**Data segment**
____

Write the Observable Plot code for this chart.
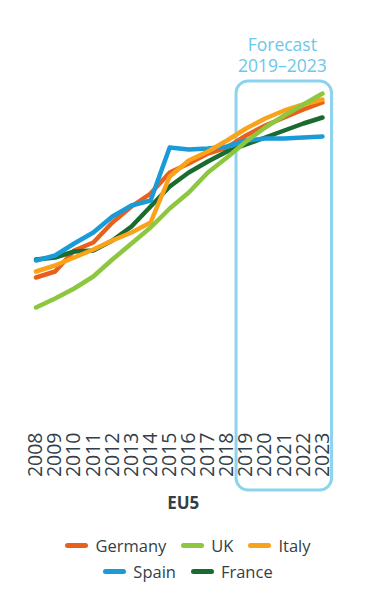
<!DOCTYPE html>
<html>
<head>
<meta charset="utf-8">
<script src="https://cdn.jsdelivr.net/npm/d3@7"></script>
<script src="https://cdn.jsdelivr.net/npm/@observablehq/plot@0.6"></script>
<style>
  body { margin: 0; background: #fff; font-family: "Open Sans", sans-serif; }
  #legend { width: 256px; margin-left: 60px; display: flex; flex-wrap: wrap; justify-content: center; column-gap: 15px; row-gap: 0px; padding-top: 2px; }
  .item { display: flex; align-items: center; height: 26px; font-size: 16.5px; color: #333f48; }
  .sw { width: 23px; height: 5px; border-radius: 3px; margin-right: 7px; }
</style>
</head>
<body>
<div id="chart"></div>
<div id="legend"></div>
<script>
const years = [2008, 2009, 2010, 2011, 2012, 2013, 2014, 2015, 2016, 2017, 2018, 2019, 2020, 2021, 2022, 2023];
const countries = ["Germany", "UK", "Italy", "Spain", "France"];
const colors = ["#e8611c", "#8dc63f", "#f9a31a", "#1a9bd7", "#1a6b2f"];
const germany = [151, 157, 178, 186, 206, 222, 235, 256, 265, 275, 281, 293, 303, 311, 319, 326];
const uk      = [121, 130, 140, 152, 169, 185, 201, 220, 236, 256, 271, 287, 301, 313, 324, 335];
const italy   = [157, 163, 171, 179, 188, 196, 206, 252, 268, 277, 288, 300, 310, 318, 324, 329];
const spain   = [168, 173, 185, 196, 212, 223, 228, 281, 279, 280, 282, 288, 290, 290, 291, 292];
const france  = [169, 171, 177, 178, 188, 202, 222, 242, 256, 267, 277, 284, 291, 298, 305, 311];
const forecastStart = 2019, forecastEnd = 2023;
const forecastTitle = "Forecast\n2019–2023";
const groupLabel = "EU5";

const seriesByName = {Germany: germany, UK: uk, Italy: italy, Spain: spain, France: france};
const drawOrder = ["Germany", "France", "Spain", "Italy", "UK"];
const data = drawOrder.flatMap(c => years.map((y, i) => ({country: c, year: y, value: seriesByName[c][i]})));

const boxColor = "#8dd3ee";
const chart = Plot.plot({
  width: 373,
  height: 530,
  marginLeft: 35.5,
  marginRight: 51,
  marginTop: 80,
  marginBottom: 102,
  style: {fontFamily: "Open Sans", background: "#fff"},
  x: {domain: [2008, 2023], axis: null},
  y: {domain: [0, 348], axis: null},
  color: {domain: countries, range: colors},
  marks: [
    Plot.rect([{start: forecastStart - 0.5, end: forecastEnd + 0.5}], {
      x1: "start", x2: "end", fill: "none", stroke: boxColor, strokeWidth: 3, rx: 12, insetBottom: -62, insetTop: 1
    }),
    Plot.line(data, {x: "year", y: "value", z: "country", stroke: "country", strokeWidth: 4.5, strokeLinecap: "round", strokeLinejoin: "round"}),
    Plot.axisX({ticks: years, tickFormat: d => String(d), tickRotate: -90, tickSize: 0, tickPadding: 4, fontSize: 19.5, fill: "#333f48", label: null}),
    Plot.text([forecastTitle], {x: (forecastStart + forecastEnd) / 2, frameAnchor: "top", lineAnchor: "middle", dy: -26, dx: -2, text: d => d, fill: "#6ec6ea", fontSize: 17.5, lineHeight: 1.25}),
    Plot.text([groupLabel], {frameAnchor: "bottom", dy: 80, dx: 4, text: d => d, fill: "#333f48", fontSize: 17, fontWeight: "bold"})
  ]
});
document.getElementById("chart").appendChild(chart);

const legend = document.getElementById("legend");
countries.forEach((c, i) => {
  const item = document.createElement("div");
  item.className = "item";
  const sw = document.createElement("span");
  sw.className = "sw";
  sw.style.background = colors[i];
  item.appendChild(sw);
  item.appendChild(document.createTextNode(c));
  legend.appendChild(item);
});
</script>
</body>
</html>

____

**Problem details**
Skip the pictures and restate exactly the lines from the beginning of the listing to the line with "const data = drawOrder.flatMap(c", that line included.

**Solution to the exercise**
Write the Observable Plot code for this chart.
<!DOCTYPE html>
<html>
<head>
<meta charset="utf-8">
<script src="https://cdn.jsdelivr.net/npm/d3@7"></script>
<script src="https://cdn.jsdelivr.net/npm/@observablehq/plot@0.6"></script>
<style>
  body { margin: 0; background: #fff; font-family: "Open Sans", sans-serif; }
  #legend { width: 256px; margin-left: 60px; display: flex; flex-wrap: wrap; justify-content: center; column-gap: 15px; row-gap: 0px; padding-top: 2px; }
  .item { display: flex; align-items: center; height: 26px; font-size: 16.5px; color: #333f48; }
  .sw { width: 23px; height: 5px; border-radius: 3px; margin-right: 7px; }
</style>
</head>
<body>
<div id="chart"></div>
<div id="legend"></div>
<script>
const years = [2008, 2009, 2010, 2011, 2012, 2013, 2014, 2015, 2016, 2017, 2018, 2019, 2020, 2021, 2022, 2023];
const countries = ["Germany", "UK", "Italy", "Spain", "France"];
const colors = ["#e8611c", "#8dc63f", "#f9a31a", "#1a9bd7", "#1a6b2f"];
const germany = [151, 157, 178, 186, 206, 222, 235, 256, 265, 275, 281, 293, 303, 311, 319, 326];
const uk      = [121, 130, 140, 152, 169, 185, 201, 220, 236, 256, 271, 287, 301, 313, 324, 335];
const italy   = [157, 163, 171, 179, 188, 196, 206, 252, 268, 277, 288, 300, 310, 318, 324, 329];
const spain   = [168, 173, 185, 196, 212, 223, 228, 281, 279, 280, 282, 288, 290, 290, 291, 292];
const france  = [169, 171, 177, 178, 188, 202, 222, 242, 256, 267, 277, 284, 291, 298, 305, 311];
const forecastStart = 2019, forecastEnd = 2023;
const forecastTitle = "Forecast\n2019–2023";
const groupLabel = "EU5";

const seriesByName = {Germany: germany, UK: uk, Italy: italy, Spain: spain, France: france};
const drawOrder = ["Germany", "France", "Spain", "Italy", "UK"];
const data = drawOrder.flatMap(c => years.map((y, i) => ({country: c, year: y, value: seriesByName[c][i]})));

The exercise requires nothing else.